Does SW multi surface acrylic have quick block resistance like breakthrough, snap dry?


----------



## PNW Painter (Sep 5, 2013)

My recommendations are:
- PPG Pitt Tech Plus
- SW SherCryl HPA
- SW DTM

Unless you're dealing with a lot of surface rust SW ProCryl is an excellent waterbased primer. If you're dealing with a lot rust you might want to use something such as SW Ken Kromic.


----------



## AlphaWolf (Nov 23, 2014)

beedoola said:


> What size tips can be used for these?


I use a 408 Fine Finish for the primer and the finish top coat myself.


----------



## PACman (Oct 24, 2014)

I think the DTM options given in this post will give you the best durability. Since you are spraying they would be what I would recommend. They tend not to lay out very well when they are brushed though. The big reason? Because nothing says "just adequate" like "multi-surface" on a paint can! Just ok on everything, the best on nothing. Use something from an industrial line that is specifically made for use on metal. SW DTM acrylic or Pitt-tech +.


----------



## AlphaWolf (Nov 23, 2014)

PACman said:


> I think the DTM options given in this post will give you the best durability. Since you are spraying they would be what I would recommend. They tend not to lay out very well when they are brushed though. The big reason? Because nothing says "just adequate" like "multi-surface" on a paint can! Just ok on everything, the best on nothing. Use something from an industrial line that is specifically made for use on metal. SW DTM acrylic or Pitt-tech +.

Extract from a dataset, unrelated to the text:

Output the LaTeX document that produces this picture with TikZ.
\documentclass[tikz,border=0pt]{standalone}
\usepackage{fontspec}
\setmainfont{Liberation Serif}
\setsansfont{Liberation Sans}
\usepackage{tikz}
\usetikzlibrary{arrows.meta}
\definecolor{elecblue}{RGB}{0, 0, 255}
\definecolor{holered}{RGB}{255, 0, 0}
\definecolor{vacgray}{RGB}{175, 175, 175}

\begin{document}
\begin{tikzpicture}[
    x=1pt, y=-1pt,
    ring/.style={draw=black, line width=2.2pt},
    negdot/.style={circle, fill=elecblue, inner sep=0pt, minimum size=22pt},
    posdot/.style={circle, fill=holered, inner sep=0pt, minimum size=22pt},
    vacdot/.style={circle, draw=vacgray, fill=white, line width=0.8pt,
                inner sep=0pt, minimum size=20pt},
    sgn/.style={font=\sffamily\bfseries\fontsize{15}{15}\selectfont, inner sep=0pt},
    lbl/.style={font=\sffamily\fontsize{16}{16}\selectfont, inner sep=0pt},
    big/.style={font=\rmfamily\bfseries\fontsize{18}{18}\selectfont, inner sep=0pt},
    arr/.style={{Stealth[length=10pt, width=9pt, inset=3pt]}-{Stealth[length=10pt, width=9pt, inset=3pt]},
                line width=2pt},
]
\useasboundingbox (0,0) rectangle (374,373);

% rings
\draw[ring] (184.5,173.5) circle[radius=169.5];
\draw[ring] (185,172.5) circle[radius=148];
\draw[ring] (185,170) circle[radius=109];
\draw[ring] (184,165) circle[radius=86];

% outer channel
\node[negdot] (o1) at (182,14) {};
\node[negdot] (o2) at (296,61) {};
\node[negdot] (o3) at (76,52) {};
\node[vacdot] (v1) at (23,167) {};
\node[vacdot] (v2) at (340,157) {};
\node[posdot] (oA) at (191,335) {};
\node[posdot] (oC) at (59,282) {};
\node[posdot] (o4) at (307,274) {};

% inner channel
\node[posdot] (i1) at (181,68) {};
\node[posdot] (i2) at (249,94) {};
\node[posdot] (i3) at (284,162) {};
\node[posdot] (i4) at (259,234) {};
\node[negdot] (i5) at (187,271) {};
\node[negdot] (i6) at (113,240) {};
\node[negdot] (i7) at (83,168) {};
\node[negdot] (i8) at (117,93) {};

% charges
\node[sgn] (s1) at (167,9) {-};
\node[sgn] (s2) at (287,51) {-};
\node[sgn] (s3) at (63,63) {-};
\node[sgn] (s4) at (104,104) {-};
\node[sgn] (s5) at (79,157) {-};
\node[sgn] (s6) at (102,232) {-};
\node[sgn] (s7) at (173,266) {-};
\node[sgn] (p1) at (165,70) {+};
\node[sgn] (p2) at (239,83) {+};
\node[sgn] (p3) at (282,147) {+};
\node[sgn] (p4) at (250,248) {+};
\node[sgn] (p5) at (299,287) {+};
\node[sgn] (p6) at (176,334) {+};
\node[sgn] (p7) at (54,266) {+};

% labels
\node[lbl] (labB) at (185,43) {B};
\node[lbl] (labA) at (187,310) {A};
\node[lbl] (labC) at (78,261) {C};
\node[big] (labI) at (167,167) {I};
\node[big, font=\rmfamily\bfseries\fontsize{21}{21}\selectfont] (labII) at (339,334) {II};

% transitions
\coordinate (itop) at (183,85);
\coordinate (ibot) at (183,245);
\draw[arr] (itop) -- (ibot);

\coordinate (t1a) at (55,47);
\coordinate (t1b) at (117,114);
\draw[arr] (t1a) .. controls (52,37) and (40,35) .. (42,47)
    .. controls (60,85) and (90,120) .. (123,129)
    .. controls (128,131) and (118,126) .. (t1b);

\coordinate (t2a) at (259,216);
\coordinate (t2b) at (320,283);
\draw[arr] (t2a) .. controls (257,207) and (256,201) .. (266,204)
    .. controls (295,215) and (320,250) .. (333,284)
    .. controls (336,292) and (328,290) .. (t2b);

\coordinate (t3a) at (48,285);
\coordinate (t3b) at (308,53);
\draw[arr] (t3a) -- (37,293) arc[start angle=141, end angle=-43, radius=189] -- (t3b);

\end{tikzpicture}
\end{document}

I would agree if it was new doors and fresh metal. As of now, he is not painting metal. He is painting paint on top of paint. In my experience, DTM on new doors is perfect your correct. Dtm on an already painted door not so much. DTM is meant to bond to bare metal not paint. I still say Extreme bond primer and MSA


----------



## PACman (Oct 24, 2014)

AlphaWolf said:


> I would agree if it was new doors and fresh metal. As of now, he is not painting metal. He is painting paint on top of paint. In my experience, DTM on new doors is perfect your correct. Dtm on an already painted door not so much. DTM is meant to bond to bare metal not paint. I still say Extreme bond primer and MSA


BUT, the spec sheet for the SW All surface acrylic ALSO says that they won't be responsible for product failures unless ALL of the previous coating is removed back to bare metal. So your kind of stuck in reality. Even over Extreme bond they won't stand behind it at all, so I'd still say DTM simply because they aren't playing games with what it will and will not actually do. I have never had a problem with any customer using any DTM brand over an existing metal paint. Even over an existing regular house paint, if the prep is done correctly I have never seen a problem with it. It doesn't bond so tight that it will pull a sound paint film off.


----------



## RH (Sep 7, 2010)

PACman said:


> I think the DTM options given in this post will give you the best durability. Since you are spraying they would be what I would recommend. They tend not to lay out very well when they are brushed though. The big reason? Because nothing says "just adequate" like "multi-surface" on a paint can! Just ok on everything, the best on nothing. Use something from an industrial line that is specifically made for use on metal. SW DTM acrylic or Pitt-tech +.


Not sure I would agree with your "just adequate" assessment of it. It isn't perfect for every scenario, but then, what product is? So I agree, if there is a specific product that would be better for a specific application, then go for it. 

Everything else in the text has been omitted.